J'en reviens à mes planches-contacts. Je regardais, donc. Et la lumière s'est faite : sur une planche-contact, il y a toutes mes erreurs. Année après année, je les regarde, je les observe, je les scrute : moins nombreuses, heureusement, diffrentes aussi. Je me demande pourquoi cette composition, N°18, est plus efficace que la N°17. Je me demande comment se fait-il que la vue 20 soit bien exposée, et pourquoi, alors que je pensais qu'elle serait trop sombre, etc...
J'interroge mes erreurs, et elles me donnent beaucoup.
Or, quand on travaille en numérique, on jette les ratés. On a déjà tellement de temps à passer sur son ordinateur, à trier, retoucher, réparer, vous ne croyez quand même pas qu'on va prendre le temps de regarder les " accidents " ?

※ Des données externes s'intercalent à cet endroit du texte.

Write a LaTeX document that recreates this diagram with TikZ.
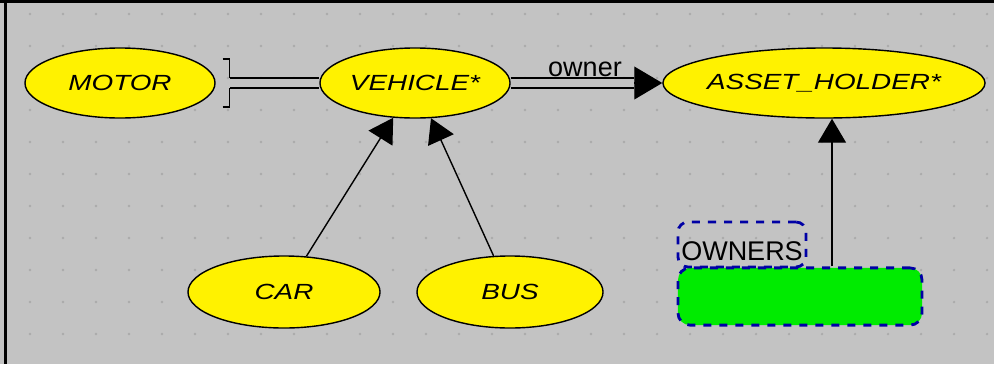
\documentclass[tikz,border=0pt]{standalone}
\usepackage{fontspec}
\setmainfont{Liberation Sans}
\newfontfamily\entityfont[FakeStretch=1.27]{Liberation Sans}
\usetikzlibrary{shapes.geometric,arrows.meta,calc}
\definecolor{panelgrey}{RGB}{195,195,195}
\definecolor{gridgrey}{RGB}{170,170,170}
\definecolor{clustergreen}{RGB}{0,235,0}
\definecolor{selblue}{RGB}{0,0,165}
\newcommand{\ename}[1]{\makebox[0pt]{#1}}

\begin{document}
\begin{tikzpicture}[x=0.025cm,y=-0.025cm,
    entity/.style={ellipse,draw,fill=yellow,line width=1pt,inner sep=0pt,
      minimum height=1.75cm,font=\entityfont\itshape\fontsize{15.6}{18}\selectfont},
    link/.style={line width=1pt},
    dbllink/.style={line width=1pt,double=panelgrey,double distance=0.21cm},
    sel/.style={draw=selblue,line width=2pt,dash pattern=on 0.2cm off 0.2cm,rounded corners=0.3cm},
    tag/.style={inner sep=0pt,font=\fontsize{19.2}{22}\selectfont},
    >={Triangle[length=0.6cm,width=0.7cm]}]
  \useasboundingbox (0,0) rectangle (994,364);
  \fill[panelgrey] (0,0) rectangle (994,364);
  \foreach \i in {0,...,29}
    \foreach \j in {0,...,10}
      \fill[gridgrey] (30+33*\i,14+32*\j) circle (0.9pt);
  \draw[line width=0.075cm] (0,1.5) -- (994,1.5);
  \draw[line width=0.075cm] (5.5,0) -- (5.5,364);

  % classes
  \node[entity,minimum width=4.75cm] (motor) at (120,83) {\ename{MOTOR}};
  \node[entity,minimum width=4.75cm] (vehicle) at (415,83) {\ename{VEHICLE*}};
  \node[entity,minimum width=8.05cm] (holder) at (824,83) {\ename{ASSET\_HOLDER*}};
  \node[entity,minimum width=4.8cm,minimum height=1.8cm] (car) at (284,292) {\ename{CAR}};
  \node[entity,minimum width=4.65cm,minimum height=1.8cm] (bus) at (510,292) {\ename{BUS}};

  % cluster
  \node[fill=clustergreen,sel,minimum width=6.1cm,minimum height=1.43cm,inner sep=0pt] (owners) at (800,296.5) {};
  \node[tag,sel,rounded corners=0.25cm,minimum width=3.2cm,inner ysep=0.1cm,
    text height=0.85cm,text depth=0.075cm,anchor=base] (ownerstag) at (742,260) {OWNERS};

  % client link
  \coordinate (bracket) at ($(motor.east)+(14,0)$);
  \draw[dbllink] (bracket) -- (vehicle.west);
  \draw[link] (bracket) ++(-7,-24) -- ++(7,0) -- ++(0,19);
  \draw[link] (bracket) ++(-7,24) -- ++(7,0) -- ++(0,-19);

  % owner link
  \coordinate (ownerbase) at ($(holder.west)+(-28,0)$);
  \draw[dbllink] (vehicle.east) -- (ownerbase);
  \draw[link,-{Triangle[length=0.7cm,width=0.82cm]}] (ownerbase) -- (holder.west);
  \node[tag,anchor=base] (ownerlbl) at (585,76) {owner};

  % inheritance
  \draw[link,->] (car) -- (vehicle);
  \draw[link,->] (bus) -- (vehicle);
  \coordinate (ownersjoin) at ($(owners.north)+(32,0)$);
  \draw[link,->] (ownersjoin) -- (ownersjoin |- holder.south);
\end{tikzpicture}
\end{document}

Et je tire ma conclusion, une, parmi tant d'autres, sur le sujet : Quand on travaille en numérique, on a cessé d'apprendre. On a cessé de chercher.
Pas de quoi se réjouir.
Ou alors, inventons de nouveaux mots : le photographe, celui qui écrit avec la lumière, et le pixellographe - ou électronicien - celui qui écrit avec des pixels, ou celui qui passe des heures assis devant un écran, au lieu d'être mobile, en action, en train de photographier. Et de progresser.
"Always make new mistakes", "Faites toujours de nouvelles erreurs". Esther Dyson.